** START OF PROVIDED MATERIAL **
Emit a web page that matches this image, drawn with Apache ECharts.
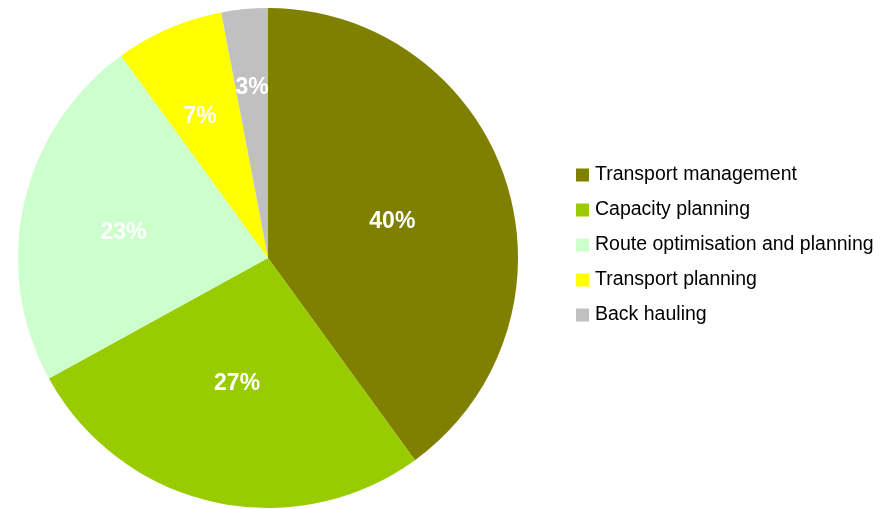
<!DOCTYPE html>
<html>
<head>
<meta charset="utf-8">
<script src="https://cdn.jsdelivr.net/npm/echarts@6/dist/echarts.min.js"></script>
<style>
  html, body { margin: 0; padding: 0; background: #fff; }
  #chart { width: 895px; height: 509px; }
</style>
</head>
<body>
<div id="chart"></div>
<script>
// Share of respondents by planning area (percent)
const categories = [
  'Transport management',
  'Capacity planning',
  'Route optimisation and planning',
  'Transport planning',
  'Back hauling'
];
const shares = [40, 27, 23, 7, 3];
const sliceColors = ['#808000', '#99CC00', '#CCFFCC', '#FFFF00', '#C0C0C0'];

// Percentage label placement: distance from the centre (px) and a small
// angular nudge (degrees) away from each slice's mid angle
const labelRadius = [130, 127, 147, 159, 173];
const labelAngleNudge = [1, 1.5, -2, -1.9, 0.1];

const CX = 268, CY = 258, R = 250;
const total = shares.reduce((a, b) => a + b, 0);

// Mid angle (degrees clockwise from 12 o'clock) of each slice
const midAngles = [];
let acc = 0;
shares.forEach(v => {
  midAngles.push((acc + v / 2) / total * 360);
  acc += v;
});

const chart = echarts.init(document.getElementById('chart'), null, { renderer: 'canvas' });
chart.setOption({
  animation: false,
  backgroundColor: '#ffffff',
  color: sliceColors,
  legend: {
    orient: 'vertical',
    left: 576,
    top: 165,
    padding: 0,
    itemWidth: 13,
    itemHeight: 13,
    itemGap: 15,
    icon: 'rect',
    selectedMode: false,
    textStyle: {
      fontFamily: 'Liberation Sans, Arial, sans-serif',
      fontSize: 19.5,
      lineHeight: 20,
      color: '#000',
      padding: [0, 0, 0, 1]
    },
    data: categories
  },
  series: [{
    type: 'pie',
    center: [CX, CY],
    radius: [0, R],
    startAngle: 90,
    clockwise: true,
    silent: true,
    itemStyle: { borderWidth: 0 },
    emphasis: { disabled: true },
    label: {
      show: true,
      position: 'inside',
      formatter: p => p.value + '%',
      color: '#ffffff',
      fontFamily: 'Liberation Sans, Arial, sans-serif',
      fontWeight: 'bold',
      fontSize: 23
    },
    labelLine: { show: false },
    labelLayout: params => {
      const i = params.dataIndex;
      const a = (midAngles[i] + labelAngleNudge[i]) * Math.PI / 180;
      return {
        x: CX + labelRadius[i] * Math.sin(a),
        y: CY - labelRadius[i] * Math.cos(a) + 2,
        align: 'center',
        verticalAlign: 'middle'
      };
    },
    data: categories.map((name, i) => ({ name: name, value: shares[i] }))
  }]
});
</script>
</body>
</html>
** END OF PROVIDED MATERIAL **
**DIRECTION:**
Give an exact reproduction of every line, leaving out any picture.

**COMPLETE OUTPUT:**
Emit a web page that matches this image, drawn with Apache ECharts.
<!DOCTYPE html>
<html>
<head>
<meta charset="utf-8">
<script src="https://cdn.jsdelivr.net/npm/echarts@6/dist/echarts.min.js"></script>
<style>
  html, body { margin: 0; padding: 0; background: #fff; }
  #chart { width: 895px; height: 509px; }
</style>
</head>
<body>
<div id="chart"></div>
<script>
// Share of respondents by planning area (percent)
const categories = [
  'Transport management',
  'Capacity planning',
  'Route optimisation and planning',
  'Transport planning',
  'Back hauling'
];
const shares = [40, 27, 23, 7, 3];
const sliceColors = ['#808000', '#99CC00', '#CCFFCC', '#FFFF00', '#C0C0C0'];

// Percentage label placement: distance from the centre (px) and a small
// angular nudge (degrees) away from each slice's mid angle
const labelRadius = [130, 127, 147, 159, 173];
const labelAngleNudge = [1, 1.5, -2, -1.9, 0.1];

const CX = 268, CY = 258, R = 250;
const total = shares.reduce((a, b) => a + b, 0);

// Mid angle (degrees clockwise from 12 o'clock) of each slice
const midAngles = [];
let acc = 0;
shares.forEach(v => {
  midAngles.push((acc + v / 2) / total * 360);
  acc += v;
});

const chart = echarts.init(document.getElementById('chart'), null, { renderer: 'canvas' });
chart.setOption({
  animation: false,
  backgroundColor: '#ffffff',
  color: sliceColors,
  legend: {
    orient: 'vertical',
    left: 576,
    top: 165,
    padding: 0,
    itemWidth: 13,
    itemHeight: 13,
    itemGap: 15,
    icon: 'rect',
    selectedMode: false,
    textStyle: {
      fontFamily: 'Liberation Sans, Arial, sans-serif',
      fontSize: 19.5,
      lineHeight: 20,
      color: '#000',
      padding: [0, 0, 0, 1]
    },
    data: categories
  },
  series: [{
    type: 'pie',
    center: [CX, CY],
    radius: [0, R],
    startAngle: 90,
    clockwise: true,
    silent: true,
    itemStyle: { borderWidth: 0 },
    emphasis: { disabled: true },
    label: {
      show: true,
      position: 'inside',
      formatter: p => p.value + '%',
      color: '#ffffff',
      fontFamily: 'Liberation Sans, Arial, sans-serif',
      fontWeight: 'bold',
      fontSize: 23
    },
    labelLine: { show: false },
    labelLayout: params => {
      const i = params.dataIndex;
      const a = (midAngles[i] + labelAngleNudge[i]) * Math.PI / 180;
      return {
        x: CX + labelRadius[i] * Math.sin(a),
        y: CY - labelRadius[i] * Math.cos(a) + 2,
        align: 'center',
        verticalAlign: 'middle'
      };
    },
    data: categories.map((name, i) => ({ name: name, value: shares[i] }))
  }]
});
</script>
</body>
</html>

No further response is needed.